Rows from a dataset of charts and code
⟨

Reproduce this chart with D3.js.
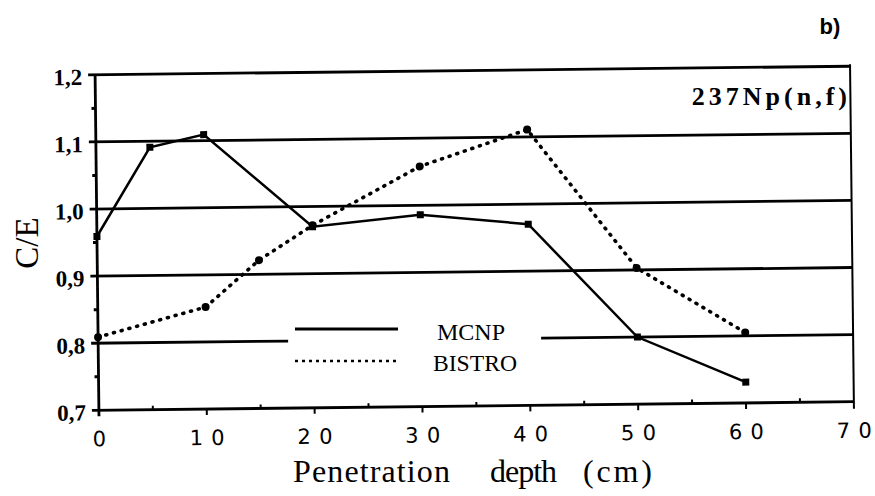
<!DOCTYPE html>
<html>
<head>
<meta charset="utf-8">
<script src="https://cdn.jsdelivr.net/npm/d3@7/dist/d3.min.js"></script>
<style>
  body { margin: 0; background: #fff; }
  svg { display: block; }
  .serif { font-family: "Liberation Serif", "Times New Roman", "DejaVu Serif", serif; }
</style>
</head>
<body>
<svg width="875" height="496"></svg>
<script>
var depth = [0, 5, 10, 20, 30, 40, 50, 60];
var mcnp = [0.959, 1.091, 1.109, 0.970, 0.986, 0.970, 0.800, 0.731];
var bistroDepth = [0, 10, 15, 20, 30, 40, 50, 60];
var bistro = [0.809, 0.852, 0.921, 0.972, 1.058, 1.111, 0.903, 0.805];
var xTicks = [0, 10, 20, 30, 40, 50, 60, 70];
var yTicks = [0.7, 0.8, 0.9, 1.0, 1.1, 1.2];

var svg = d3.select("svg");
var x = d3.scaleLinear().domain([0, 70]).range([97, 852]);
var y = d3.scaleLinear().domain([0.7, 1.2]).range([406, 70.5]);

// the scanned page is slightly tilted
var g = svg.append("g").attr("transform", "rotate(-0.65, 475, 240)");

// horizontal grid lines, the 0.8 one is broken by the legend
yTicks.forEach(function (t) {
    if (Math.abs(t - 0.8) < 1e-6) {
        g.append("line").attr("x1", x(0) - 7).attr("x2", 287)
            .attr("y1", y(t)).attr("y2", y(t))
            .attr("stroke", "#000").attr("stroke-width", 2.8);
        g.append("line").attr("x1", 540).attr("x2", x(70))
            .attr("y1", y(t)).attr("y2", y(t))
            .attr("stroke", "#000").attr("stroke-width", 2.8);
    } else {
        g.append("line").attr("x1", x(0) - 7).attr("x2", x(70))
            .attr("y1", y(t)).attr("y2", y(t))
            .attr("stroke", "#000").attr("stroke-width", 2.8);
    }
});

// left and right frame
g.append("line").attr("x1", x(0)).attr("x2", x(0)).attr("y1", y(1.2)).attr("y2", y(0.7) + 6)
    .attr("stroke", "#000").attr("stroke-width", 2.8);
g.append("line").attr("x1", x(70)).attr("x2", x(70)).attr("y1", y(1.2) - 2).attr("y2", y(0.7) + 7)
    .attr("stroke", "#000").attr("stroke-width", 2);

// minor ticks
d3.range(0.75, 1.2, 0.1).forEach(function (t) {
    g.append("line").attr("x1", x(0) - 4).attr("x2", x(0))
        .attr("y1", y(t)).attr("y2", y(t)).attr("stroke", "#000").attr("stroke-width", 3);
});
d3.range(5, 70, 5).forEach(function (t) {
    g.append("line").attr("x1", x(t)).attr("x2", x(t))
        .attr("y1", y(0.7)).attr("y2", y(0.7) + (t % 10 === 0 ? 6 : -4))
        .attr("stroke", "#000").attr("stroke-width", 2);
});

// tick labels
g.append("g").selectAll("text").data(yTicks).enter().append("text")
    .attr("class", "serif")
    .attr("x", x(0) - 13).attr("y", function (d) { return y(d) + 10; })
    .attr("text-anchor", "end")
    .style("font-size", "23px").style("font-weight", "bold")
    .text(function (d) { return d3.format(".1f")(d).replace(".", ","); });

// wide-set digits on the x axis, spread with textLength so nothing trails
g.append("g").selectAll("text").data(xTicks).enter().append("text")
    .attr("x", function (d) { return x(d); }).attr("y", y(0.7) + 36)
    .attr("text-anchor", "middle")
    .attr("textLength", function (d) { return d > 0 ? 35 : null; })
    .attr("lengthAdjust", "spacing")
    .style("font-family", "'DejaVu Sans', sans-serif").style("font-size", "21px")
    .text(function (d) { return d; });

// series
var line = d3.line().x(function (d) { return x(d[0]); }).y(function (d) { return y(d[1]); });
var mcnpPts = depth.map(function (d, i) { return [d, mcnp[i]]; });
var bistroPts = bistroDepth.map(function (d, i) { return [d, bistro[i]]; });

g.append("path").datum(mcnpPts).attr("d", line)
    .attr("fill", "none").attr("stroke", "#000").attr("stroke-width", 2.5);
g.append("path").datum(bistroPts).attr("d", line)
    .attr("fill", "none").attr("stroke", "#000").attr("stroke-width", 3.6)
    .attr("stroke-linecap", "round").attr("stroke-dasharray", "1,7");

g.append("g").selectAll("rect").data(mcnpPts).enter().append("rect")
    .attr("x", function (d) { return x(d[0]) - 3.5; }).attr("y", function (d) { return y(d[1]) - 3.5; })
    .attr("width", 7).attr("height", 7).attr("fill", "#000");
g.append("g").selectAll("circle").data(bistroPts).enter().append("circle")
    .attr("cx", function (d) { return x(d[0]); }).attr("cy", function (d) { return y(d[1]); })
    .attr("r", 4).attr("fill", "#000");

// legend
svg.append("line").attr("x1", 295).attr("x2", 398).attr("y1", 329).attr("y2", 329)
    .attr("stroke", "#000").attr("stroke-width", 3);
svg.append("line").attr("x1", 295).attr("x2", 398).attr("y1", 361).attr("y2", 361)
    .attr("stroke", "#000").attr("stroke-width", 2.5).attr("stroke-dasharray", "3,4");
svg.append("text").attr("class", "serif").attr("x", 437).attr("y", 340)
    .attr("textLength", 68).attr("lengthAdjust", "spacingAndGlyphs")
    .style("font-size", "23px").text("MCNP");
svg.append("text").attr("class", "serif").attr("x", 433).attr("y", 371)
    .attr("textLength", 84).attr("lengthAdjust", "spacingAndGlyphs")
    .style("font-size", "23px").text("BISTRO");

// titles
svg.append("text").attr("class", "serif")
    .attr("transform", "translate(38,243) rotate(-90)")
    .attr("text-anchor", "middle")
    .style("font-size", "33px")
    .text("C/E");

var xTitle = [["Penetration", 293, 157], ["depth", 490, 67], ["(cm)", 583, 69]];
svg.append("g").selectAll("text").data(xTitle).enter().append("text")
    .attr("class", "serif")
    .attr("x", function (d) { return d[1]; }).attr("y", 482)
    .attr("textLength", function (d) { return d[2]; }).attr("lengthAdjust", "spacing")
    .style("font-size", "32px")
    .text(function (d) { return d[0]; });

svg.append("text").attr("class", "serif")
    .attr("x", 851).attr("y", 105).attr("text-anchor", "end")
    .style("font-size", "26px").style("font-weight", "bold")
    .style("letter-spacing", "4px")
    .text("237Np(n,f)");

svg.append("text").attr("x", 830).attr("y", 34).attr("text-anchor", "middle")
    .style("font-family", "'Liberation Sans', Arial, sans-serif").style("font-size", "22px").style("font-weight", "bold")
    .text("b)");
</script>
</body>
</html>
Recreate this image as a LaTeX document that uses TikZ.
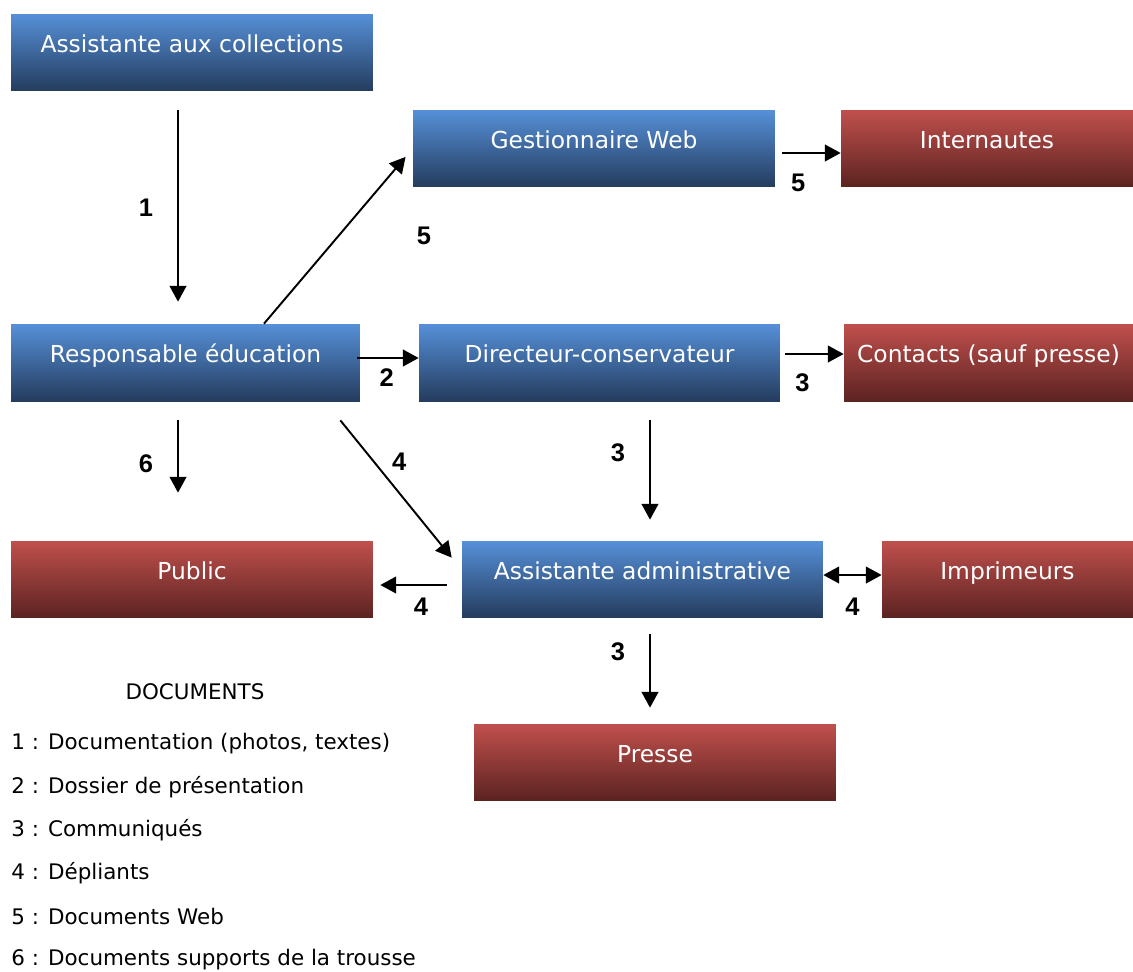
\documentclass[tikz,border=0pt]{standalone}
\usepackage{fontspec}
\setmainfont{DejaVu Sans}
\newfontfamily\numfont{Liberation Sans}
\usetikzlibrary{arrows.meta}
\definecolor{bluetop}{HTML}{5690D8}
\definecolor{bluebot}{HTML}{243C5E}
\definecolor{redtop}{HTML}{C0504D}
\definecolor{redbot}{HTML}{5C2321}
\begin{document}
\begin{tikzpicture}[x=0.02cm,y=-0.02cm,
  box/.style={minimum height=1.54cm,inner sep=0pt,text=white,
    font=\fontsize{13.3}{16}\selectfont,text height=0.8em,text depth=0.8em},
  bluebox/.style={box,top color=bluetop,bottom color=bluebot},
  redbox/.style={box,top color=redtop,bottom color=redbot},
  arr/.style={-{Triangle[length=9pt,width=9.5pt]},line width=1.1pt},
  biarr/.style={{Triangle[length=9pt,width=9.5pt]}-{Triangle[length=9pt,width=9.5pt]},line width=1.1pt},
  num/.style={font=\numfont\bfseries\fontsize{14.5}{16}\selectfont,inner sep=0pt},
  legend/.style={anchor=west,inner sep=0pt,font=\fontsize{12.2}{14}\selectfont}]
\useasboundingbox (0,0) rectangle (1133,971);
\node[bluebox,minimum width=7.24cm] (ac) at (192,52.5) {Assistante aux collections};
\node[bluebox,minimum width=7.24cm] (gw) at (594,148.5) {Gestionnaire Web};
\node[redbox,minimum width=5.84cm] (in) at (987,148.5) {Internautes};
\node[bluebox,minimum width=6.98cm] (re) at (185.5,362.5) {Responsable éducation};
\node[bluebox,minimum width=7.22cm] (dc) at (599.5,362.5) {Directeur-conservateur};
\node[redbox,minimum width=5.78cm] (co) at (988.5,362.5) {Contacts (sauf presse)};
\node[redbox,minimum width=7.24cm,minimum height=1.52cm] (pu) at (192,579) {Public};
\node[bluebox,minimum width=7.22cm,minimum height=1.52cm] (aa) at (642.5,579) {Assistante administrative};
\node[redbox,minimum width=5.02cm,minimum height=1.52cm] (im) at (1007.5,579) {Imprimeurs};
\node[redbox,minimum width=7.24cm,minimum height=1.52cm] (pr) at (655,762) {Presse};
\draw[arr,shorten <=0.38cm,shorten >=0.44cm] ([xshift=-0.28cm]ac.south) -- ([xshift=-0.28cm]ac.south |- re.north)
  node[num,midway,left=0.48cm] {1};
\draw[arr,shorten >=0.22cm] ([xshift=1.57cm]re.north) -- (gw.west)
  node[num,midway,right=1.55cm] {5};
\draw[arr,shorten <=0.14cm] ([yshift=-0.09cm]gw.east) -- ([yshift=-0.09cm]gw.east -| in.west)
  node[num,pos=0.35,below=0.4cm] {5};
\draw[arr,shorten <=-0.06cm] ([yshift=0.09cm]re.east) -- ([yshift=0.09cm]re.east -| dc.west)
  node[num,pos=0.45,below=0.2cm] {2};
\draw[arr,shorten <=0.1cm] ([yshift=0.17cm]dc.east) -- ([yshift=0.17cm]dc.east -| co.west)
  node[num,pos=0.35,below=0.38cm] {3};
\draw[arr,shorten <=0.38cm,shorten >=0.96cm] ([xshift=-0.15cm]re.south) -- ([xshift=-0.15cm]re.south |- pu.north)
  node[num,pos=0.45,left=0.48cm] {6};
\draw[arr] ([shift={(-0.4cm,-0.38cm)}]re.south east) -- ([shift={(-0.2cm,-0.34cm)}]aa.north west)
  node[num,pos=0.3,right=0.35cm] {4};
\draw[arr,shorten <=0.38cm,shorten >=0.42cm] ([xshift=1.01cm]dc.south) -- ([xshift=1.01cm]dc.south |- aa.north)
  node[num,pos=0.37,left=0.48cm] {3};
\draw[arr,shorten <=0.3cm,shorten >=0.14cm] ([yshift=-0.12cm]aa.west) -- ([yshift=-0.12cm]aa.west -| pu.east)
  node[num,pos=0.46,below=0.24cm] {4};
\draw[biarr] ([yshift=0.08cm]aa.east) -- ([yshift=0.08cm]aa.east -| im.west)
  node[num,midway,below=0.44cm] {4};
\draw[arr,shorten <=0.34cm,shorten >=0.32cm] ([xshift=0.15cm]aa.south) -- ([xshift=0.15cm]aa.south |- pr.north)
  node[num,pos=0.32,left=0.48cm] {3};
\node[font=\fontsize{12.2}{14}\selectfont,inner sep=0pt] (docs) at (195,692) {DOCUMENTS};
\foreach \txt [count=\i] in {{Documentation (photos, textes)},{Dossier de présentation},{Communiqués},
  {Dépliants},{Documents Web},{Documents supports de la trousse}}
  \node[legend] (doc\i) at (11,{744+43.2*(\i-1)}) {\i{} : \txt};
\end{tikzpicture}
\end{document}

⟩

▸ **OBJECTIVE**
Quote, exactly and only, the lines from the first line of the data above through the line containing "var yTicks = [0.7, 0.8, 0.9, 1.0, 1.1, 1.2];". The pictures do not belong in it.

▸ **COMPLETE OUTPUT**
Reproduce this chart with D3.js.
<!DOCTYPE html>
<html>
<head>
<meta charset="utf-8">
<script src="https://cdn.jsdelivr.net/npm/d3@7/dist/d3.min.js"></script>
<style>
  body { margin: 0; background: #fff; }
  svg { display: block; }
  .serif { font-family: "Liberation Serif", "Times New Roman", "DejaVu Serif", serif; }
</style>
</head>
<body>
<svg width="875" height="496"></svg>
<script>
var depth = [0, 5, 10, 20, 30, 40, 50, 60];
var mcnp = [0.959, 1.091, 1.109, 0.970, 0.986, 0.970, 0.800, 0.731];
var bistroDepth = [0, 10, 15, 20, 30, 40, 50, 60];
var bistro = [0.809, 0.852, 0.921, 0.972, 1.058, 1.111, 0.903, 0.805];
var xTicks = [0, 10, 20, 30, 40, 50, 60, 70];
var yTicks = [0.7, 0.8, 0.9, 1.0, 1.1, 1.2];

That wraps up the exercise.